■ YOUR OBJECTIVE ■
Will you repeat only the lines from the one with "Clone this chart in matplotlib." through the one with "from matplotlib.patches import Rectangle", both included, leaving every picture out?

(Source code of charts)

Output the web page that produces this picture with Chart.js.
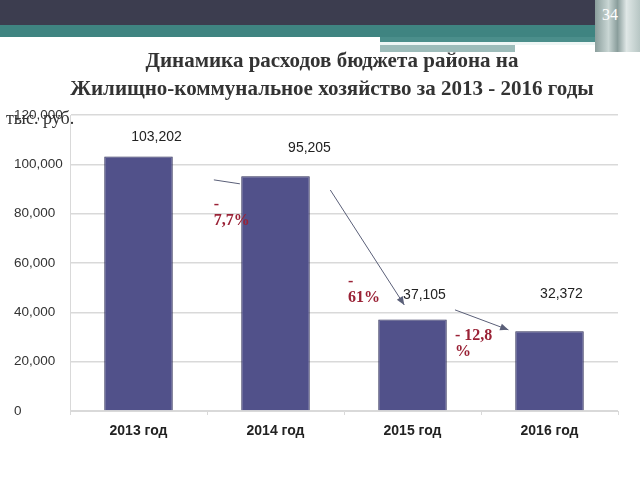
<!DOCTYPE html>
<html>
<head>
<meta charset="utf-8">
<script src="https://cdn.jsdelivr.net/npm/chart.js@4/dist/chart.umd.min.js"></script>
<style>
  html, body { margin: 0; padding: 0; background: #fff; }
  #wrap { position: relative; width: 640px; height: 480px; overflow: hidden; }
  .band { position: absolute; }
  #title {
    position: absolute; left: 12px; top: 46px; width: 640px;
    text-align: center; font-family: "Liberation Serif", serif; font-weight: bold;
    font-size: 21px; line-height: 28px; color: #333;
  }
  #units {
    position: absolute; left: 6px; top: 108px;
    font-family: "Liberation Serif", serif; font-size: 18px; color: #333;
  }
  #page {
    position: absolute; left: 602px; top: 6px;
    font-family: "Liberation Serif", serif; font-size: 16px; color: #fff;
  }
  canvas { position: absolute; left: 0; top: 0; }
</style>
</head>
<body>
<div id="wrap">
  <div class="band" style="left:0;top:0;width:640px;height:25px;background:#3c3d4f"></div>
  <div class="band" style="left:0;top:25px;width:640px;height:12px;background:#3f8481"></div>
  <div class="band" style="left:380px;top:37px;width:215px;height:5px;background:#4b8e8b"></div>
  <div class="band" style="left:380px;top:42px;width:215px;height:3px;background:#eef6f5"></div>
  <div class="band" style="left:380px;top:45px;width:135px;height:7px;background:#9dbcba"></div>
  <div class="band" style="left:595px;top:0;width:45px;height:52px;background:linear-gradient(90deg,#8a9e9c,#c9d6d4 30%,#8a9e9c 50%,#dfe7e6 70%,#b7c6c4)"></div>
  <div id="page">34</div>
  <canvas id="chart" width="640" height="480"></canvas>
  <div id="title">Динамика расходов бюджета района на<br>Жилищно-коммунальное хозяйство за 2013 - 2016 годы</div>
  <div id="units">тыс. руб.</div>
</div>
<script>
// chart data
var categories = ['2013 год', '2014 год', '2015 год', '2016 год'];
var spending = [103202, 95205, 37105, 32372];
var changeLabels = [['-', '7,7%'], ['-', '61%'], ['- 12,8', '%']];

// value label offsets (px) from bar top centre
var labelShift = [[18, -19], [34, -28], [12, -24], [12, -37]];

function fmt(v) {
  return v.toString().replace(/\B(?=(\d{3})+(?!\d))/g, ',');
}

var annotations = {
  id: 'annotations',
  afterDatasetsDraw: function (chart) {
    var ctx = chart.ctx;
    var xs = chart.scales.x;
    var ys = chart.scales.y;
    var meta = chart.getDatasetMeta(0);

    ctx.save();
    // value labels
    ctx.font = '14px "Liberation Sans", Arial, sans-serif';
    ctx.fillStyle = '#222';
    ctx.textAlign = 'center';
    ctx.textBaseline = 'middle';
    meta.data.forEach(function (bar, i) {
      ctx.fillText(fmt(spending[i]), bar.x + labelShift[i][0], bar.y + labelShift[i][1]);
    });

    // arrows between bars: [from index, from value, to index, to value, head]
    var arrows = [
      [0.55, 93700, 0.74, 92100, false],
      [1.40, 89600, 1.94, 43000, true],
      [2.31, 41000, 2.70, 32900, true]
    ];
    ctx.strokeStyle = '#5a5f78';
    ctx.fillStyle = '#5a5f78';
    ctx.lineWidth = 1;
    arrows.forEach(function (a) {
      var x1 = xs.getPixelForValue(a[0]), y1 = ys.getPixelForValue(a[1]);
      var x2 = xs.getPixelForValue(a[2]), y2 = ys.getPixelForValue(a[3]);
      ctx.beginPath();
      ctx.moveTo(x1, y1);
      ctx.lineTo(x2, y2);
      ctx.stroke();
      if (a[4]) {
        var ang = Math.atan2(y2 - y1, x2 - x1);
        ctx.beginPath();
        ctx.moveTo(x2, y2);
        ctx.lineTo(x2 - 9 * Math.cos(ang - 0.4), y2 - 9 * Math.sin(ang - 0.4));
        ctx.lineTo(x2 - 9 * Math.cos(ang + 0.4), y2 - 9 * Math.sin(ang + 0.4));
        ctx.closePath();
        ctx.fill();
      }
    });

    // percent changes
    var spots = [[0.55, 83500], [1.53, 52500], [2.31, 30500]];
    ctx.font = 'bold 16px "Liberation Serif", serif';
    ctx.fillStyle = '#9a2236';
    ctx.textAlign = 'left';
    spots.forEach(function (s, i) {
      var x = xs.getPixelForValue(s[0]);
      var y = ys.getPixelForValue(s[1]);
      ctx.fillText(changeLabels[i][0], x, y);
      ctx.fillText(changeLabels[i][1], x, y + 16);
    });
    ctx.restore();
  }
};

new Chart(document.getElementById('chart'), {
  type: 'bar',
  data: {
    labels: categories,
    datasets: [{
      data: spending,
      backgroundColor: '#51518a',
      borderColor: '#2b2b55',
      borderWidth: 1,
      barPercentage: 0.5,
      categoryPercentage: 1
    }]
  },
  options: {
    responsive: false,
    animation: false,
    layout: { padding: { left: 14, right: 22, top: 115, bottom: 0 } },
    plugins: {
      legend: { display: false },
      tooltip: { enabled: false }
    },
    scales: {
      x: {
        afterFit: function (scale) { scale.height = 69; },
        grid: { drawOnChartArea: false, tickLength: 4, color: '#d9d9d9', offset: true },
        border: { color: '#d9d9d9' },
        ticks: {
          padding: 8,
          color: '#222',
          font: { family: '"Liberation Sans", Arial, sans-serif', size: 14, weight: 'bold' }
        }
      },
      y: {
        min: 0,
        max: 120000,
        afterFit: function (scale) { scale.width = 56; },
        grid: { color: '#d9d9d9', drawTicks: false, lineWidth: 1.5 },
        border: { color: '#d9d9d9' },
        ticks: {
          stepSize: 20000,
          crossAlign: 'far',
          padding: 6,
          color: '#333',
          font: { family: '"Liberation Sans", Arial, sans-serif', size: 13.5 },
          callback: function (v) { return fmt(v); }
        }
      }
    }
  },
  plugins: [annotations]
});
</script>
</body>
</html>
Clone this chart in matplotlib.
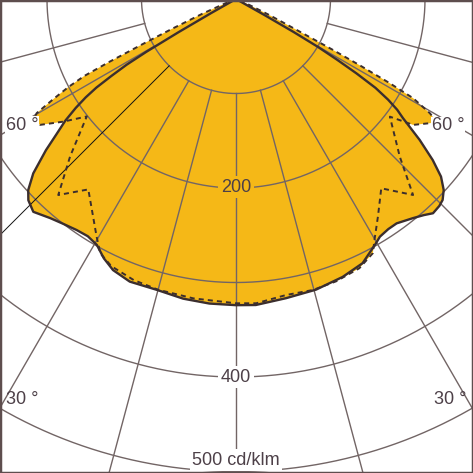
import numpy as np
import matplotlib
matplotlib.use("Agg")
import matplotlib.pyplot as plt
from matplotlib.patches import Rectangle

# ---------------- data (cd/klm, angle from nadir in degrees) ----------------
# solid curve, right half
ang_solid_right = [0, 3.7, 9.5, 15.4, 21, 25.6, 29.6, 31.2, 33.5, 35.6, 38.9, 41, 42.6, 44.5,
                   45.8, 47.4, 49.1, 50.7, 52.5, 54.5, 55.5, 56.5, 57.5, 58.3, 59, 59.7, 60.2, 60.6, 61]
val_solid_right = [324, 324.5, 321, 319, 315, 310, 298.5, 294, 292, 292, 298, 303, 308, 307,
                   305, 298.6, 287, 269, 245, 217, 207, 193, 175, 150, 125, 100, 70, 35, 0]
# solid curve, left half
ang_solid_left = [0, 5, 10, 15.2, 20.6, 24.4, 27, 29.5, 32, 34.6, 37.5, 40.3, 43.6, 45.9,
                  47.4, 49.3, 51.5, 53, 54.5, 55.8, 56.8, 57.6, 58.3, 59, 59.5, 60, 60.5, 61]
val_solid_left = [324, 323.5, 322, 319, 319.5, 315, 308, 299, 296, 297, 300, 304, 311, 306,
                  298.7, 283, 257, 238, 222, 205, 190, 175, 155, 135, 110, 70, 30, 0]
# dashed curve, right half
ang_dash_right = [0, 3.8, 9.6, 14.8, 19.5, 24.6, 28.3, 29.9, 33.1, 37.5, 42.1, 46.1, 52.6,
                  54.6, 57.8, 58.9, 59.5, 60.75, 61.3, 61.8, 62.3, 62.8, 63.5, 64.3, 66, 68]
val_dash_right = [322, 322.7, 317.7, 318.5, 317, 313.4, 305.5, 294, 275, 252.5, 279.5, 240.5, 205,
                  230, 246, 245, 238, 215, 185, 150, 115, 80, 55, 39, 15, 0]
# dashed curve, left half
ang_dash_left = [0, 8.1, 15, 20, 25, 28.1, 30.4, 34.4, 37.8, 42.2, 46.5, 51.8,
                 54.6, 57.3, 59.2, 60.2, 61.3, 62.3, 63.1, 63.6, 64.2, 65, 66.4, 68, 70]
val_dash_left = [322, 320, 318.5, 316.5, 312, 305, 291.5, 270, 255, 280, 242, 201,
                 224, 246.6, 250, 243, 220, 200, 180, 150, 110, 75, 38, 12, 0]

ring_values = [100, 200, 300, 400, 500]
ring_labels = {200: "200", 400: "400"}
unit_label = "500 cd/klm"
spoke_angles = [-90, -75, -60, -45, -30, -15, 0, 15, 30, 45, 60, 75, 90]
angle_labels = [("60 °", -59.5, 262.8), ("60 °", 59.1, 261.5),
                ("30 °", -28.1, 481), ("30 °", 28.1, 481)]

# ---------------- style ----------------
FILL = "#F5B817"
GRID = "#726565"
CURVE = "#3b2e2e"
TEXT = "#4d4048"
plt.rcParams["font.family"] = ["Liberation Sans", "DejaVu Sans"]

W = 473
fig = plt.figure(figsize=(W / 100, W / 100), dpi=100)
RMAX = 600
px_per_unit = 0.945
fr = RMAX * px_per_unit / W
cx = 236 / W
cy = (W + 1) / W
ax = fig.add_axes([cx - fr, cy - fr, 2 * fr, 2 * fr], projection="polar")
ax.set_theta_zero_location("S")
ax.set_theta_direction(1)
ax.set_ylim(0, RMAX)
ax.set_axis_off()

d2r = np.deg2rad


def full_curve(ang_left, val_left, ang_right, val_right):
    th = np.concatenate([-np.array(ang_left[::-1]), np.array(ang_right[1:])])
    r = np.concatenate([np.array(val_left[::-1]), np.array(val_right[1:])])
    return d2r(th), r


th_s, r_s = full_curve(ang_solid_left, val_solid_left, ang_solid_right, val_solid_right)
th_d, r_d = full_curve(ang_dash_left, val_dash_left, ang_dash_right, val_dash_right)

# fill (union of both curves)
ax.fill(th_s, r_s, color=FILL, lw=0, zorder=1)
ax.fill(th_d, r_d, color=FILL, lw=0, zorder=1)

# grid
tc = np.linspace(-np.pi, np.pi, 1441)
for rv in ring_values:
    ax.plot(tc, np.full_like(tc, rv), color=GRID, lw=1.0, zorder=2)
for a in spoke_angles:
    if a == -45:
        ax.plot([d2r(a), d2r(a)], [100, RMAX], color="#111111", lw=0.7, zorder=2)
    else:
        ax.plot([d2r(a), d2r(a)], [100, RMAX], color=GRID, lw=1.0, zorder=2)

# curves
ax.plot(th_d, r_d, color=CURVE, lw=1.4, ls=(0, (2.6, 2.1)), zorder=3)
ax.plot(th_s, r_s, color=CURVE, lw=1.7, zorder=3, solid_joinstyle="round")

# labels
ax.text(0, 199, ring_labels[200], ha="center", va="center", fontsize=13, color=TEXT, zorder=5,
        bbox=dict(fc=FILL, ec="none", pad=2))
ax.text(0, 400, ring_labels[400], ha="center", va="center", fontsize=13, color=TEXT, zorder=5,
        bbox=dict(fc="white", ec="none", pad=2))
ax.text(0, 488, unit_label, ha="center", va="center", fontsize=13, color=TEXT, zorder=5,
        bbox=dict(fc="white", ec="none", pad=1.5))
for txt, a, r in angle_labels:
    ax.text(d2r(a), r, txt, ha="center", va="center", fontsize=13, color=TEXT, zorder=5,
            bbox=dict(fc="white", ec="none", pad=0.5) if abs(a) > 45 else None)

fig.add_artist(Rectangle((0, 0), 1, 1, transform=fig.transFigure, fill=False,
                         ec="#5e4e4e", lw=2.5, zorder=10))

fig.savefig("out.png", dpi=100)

■ WRITTEN ANSWER ■
Clone this chart in matplotlib.
import numpy as np
import matplotlib
matplotlib.use("Agg")
import matplotlib.pyplot as plt
from matplotlib.patches import Rectangle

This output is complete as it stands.